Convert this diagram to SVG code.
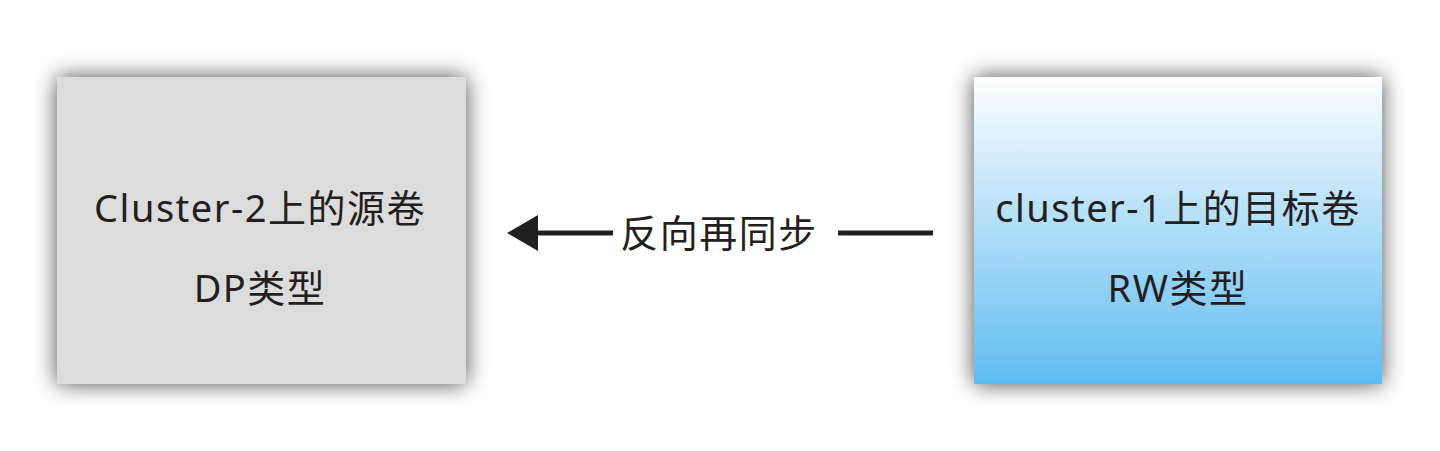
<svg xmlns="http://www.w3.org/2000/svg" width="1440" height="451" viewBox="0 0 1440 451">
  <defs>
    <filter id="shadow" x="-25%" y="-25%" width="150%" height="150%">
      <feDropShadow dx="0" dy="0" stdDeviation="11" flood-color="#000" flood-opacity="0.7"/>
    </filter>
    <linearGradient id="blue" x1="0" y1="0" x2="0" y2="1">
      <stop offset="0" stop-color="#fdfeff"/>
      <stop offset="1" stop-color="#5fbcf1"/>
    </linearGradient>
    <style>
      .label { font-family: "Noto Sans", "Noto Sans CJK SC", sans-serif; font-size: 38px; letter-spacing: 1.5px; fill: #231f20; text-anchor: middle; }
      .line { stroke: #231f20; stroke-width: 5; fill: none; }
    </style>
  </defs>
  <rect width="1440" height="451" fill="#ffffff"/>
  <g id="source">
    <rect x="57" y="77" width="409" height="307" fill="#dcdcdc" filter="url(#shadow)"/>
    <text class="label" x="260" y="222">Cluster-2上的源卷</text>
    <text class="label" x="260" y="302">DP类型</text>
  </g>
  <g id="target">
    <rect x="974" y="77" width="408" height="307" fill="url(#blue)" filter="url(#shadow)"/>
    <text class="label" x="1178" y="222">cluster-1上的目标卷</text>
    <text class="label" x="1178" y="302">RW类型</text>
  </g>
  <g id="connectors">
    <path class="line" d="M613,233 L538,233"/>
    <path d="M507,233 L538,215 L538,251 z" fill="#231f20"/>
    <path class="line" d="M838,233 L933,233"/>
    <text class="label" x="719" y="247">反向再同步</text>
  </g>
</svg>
——
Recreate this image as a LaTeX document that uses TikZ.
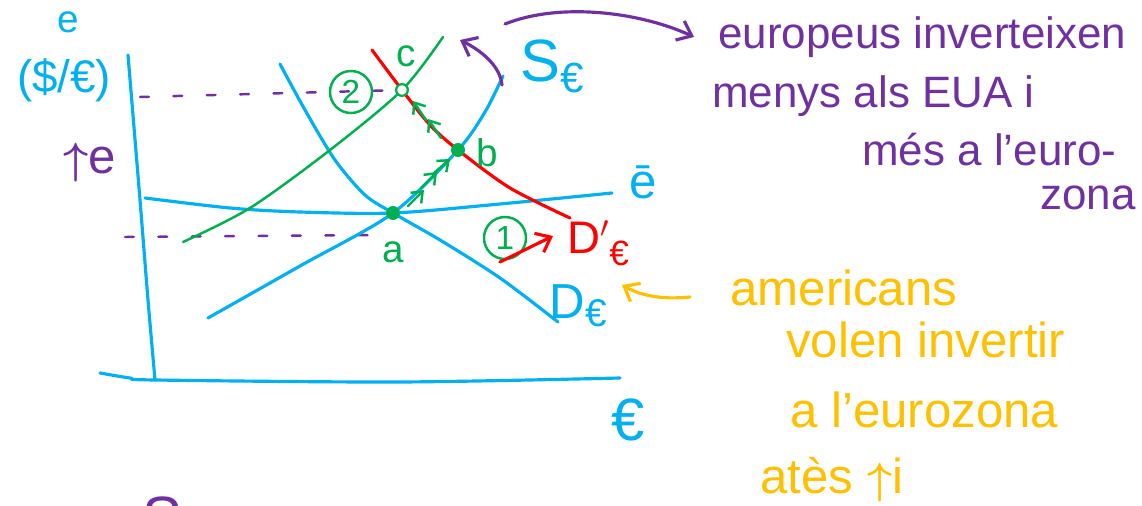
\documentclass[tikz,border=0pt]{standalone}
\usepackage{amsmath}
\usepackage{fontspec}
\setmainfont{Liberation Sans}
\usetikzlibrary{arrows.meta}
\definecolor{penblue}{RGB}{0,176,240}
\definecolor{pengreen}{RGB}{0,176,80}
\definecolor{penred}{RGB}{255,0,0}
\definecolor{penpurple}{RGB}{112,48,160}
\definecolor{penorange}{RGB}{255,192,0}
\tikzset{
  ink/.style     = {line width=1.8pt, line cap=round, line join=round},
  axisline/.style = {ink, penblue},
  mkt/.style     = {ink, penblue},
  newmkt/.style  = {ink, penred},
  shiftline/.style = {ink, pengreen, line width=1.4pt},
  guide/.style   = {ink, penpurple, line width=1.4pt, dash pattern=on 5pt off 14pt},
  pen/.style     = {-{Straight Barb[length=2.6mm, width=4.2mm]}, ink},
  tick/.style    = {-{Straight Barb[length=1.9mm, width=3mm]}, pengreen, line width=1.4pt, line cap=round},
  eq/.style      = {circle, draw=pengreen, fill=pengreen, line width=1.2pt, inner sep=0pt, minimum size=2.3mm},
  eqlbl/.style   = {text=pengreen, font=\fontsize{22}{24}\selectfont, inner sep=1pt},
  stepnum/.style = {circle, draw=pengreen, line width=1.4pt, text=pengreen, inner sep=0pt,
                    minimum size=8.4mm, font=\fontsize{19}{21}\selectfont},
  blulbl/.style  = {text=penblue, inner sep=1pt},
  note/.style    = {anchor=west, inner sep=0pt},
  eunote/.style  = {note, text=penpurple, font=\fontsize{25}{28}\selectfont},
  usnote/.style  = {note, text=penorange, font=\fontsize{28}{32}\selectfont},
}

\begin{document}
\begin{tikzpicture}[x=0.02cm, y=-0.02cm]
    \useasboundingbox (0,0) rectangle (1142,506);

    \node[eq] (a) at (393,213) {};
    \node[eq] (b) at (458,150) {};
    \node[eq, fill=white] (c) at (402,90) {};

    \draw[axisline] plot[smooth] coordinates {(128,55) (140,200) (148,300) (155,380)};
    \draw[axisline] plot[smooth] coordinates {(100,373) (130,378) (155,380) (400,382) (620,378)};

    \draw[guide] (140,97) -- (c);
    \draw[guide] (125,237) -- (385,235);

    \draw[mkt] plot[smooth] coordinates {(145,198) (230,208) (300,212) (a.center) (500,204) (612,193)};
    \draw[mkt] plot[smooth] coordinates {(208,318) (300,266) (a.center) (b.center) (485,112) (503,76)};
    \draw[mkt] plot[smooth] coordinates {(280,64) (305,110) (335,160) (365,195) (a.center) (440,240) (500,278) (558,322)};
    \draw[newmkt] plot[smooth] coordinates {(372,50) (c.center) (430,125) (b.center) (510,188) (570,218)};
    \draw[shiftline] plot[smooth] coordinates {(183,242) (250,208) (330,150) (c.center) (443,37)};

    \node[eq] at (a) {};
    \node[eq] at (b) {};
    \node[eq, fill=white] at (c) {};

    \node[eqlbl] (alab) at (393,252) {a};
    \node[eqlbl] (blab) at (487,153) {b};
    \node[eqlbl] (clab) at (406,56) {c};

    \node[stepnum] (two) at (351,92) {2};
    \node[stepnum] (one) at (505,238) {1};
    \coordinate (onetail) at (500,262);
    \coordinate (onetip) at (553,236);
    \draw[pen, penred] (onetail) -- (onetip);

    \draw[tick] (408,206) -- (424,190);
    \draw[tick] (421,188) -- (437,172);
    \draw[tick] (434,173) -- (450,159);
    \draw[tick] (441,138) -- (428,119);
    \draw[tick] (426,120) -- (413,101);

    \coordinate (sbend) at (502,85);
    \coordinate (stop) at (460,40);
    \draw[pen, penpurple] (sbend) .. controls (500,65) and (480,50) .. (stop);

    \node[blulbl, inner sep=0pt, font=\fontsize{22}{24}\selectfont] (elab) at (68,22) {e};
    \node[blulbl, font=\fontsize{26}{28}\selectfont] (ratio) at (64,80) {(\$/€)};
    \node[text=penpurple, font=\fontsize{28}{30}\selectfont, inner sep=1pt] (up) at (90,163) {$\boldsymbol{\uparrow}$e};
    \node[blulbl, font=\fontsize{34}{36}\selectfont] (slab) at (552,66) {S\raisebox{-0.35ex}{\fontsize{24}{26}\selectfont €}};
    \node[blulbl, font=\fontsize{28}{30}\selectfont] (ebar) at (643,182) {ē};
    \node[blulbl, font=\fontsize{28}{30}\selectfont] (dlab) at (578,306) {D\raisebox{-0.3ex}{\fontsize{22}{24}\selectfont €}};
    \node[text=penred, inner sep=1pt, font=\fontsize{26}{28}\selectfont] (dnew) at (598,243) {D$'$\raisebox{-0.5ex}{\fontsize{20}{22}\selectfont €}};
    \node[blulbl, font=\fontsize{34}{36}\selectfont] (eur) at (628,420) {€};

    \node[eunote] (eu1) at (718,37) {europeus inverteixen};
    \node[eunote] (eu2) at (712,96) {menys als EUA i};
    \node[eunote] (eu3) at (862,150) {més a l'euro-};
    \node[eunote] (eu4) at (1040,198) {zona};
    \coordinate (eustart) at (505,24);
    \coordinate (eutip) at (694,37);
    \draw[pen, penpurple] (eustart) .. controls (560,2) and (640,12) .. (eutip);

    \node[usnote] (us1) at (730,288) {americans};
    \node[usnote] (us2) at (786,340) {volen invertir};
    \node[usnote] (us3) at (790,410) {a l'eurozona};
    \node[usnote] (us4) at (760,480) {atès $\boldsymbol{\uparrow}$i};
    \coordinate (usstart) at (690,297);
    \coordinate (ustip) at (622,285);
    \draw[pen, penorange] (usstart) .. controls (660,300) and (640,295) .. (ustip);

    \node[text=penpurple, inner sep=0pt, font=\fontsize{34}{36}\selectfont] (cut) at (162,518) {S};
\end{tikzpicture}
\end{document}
——
## Written task
Look over the material above and show each line where "this" appears.

## Expected answer
Convert this diagram to SVG code.
Recreate this image as a LaTeX document that uses TikZ.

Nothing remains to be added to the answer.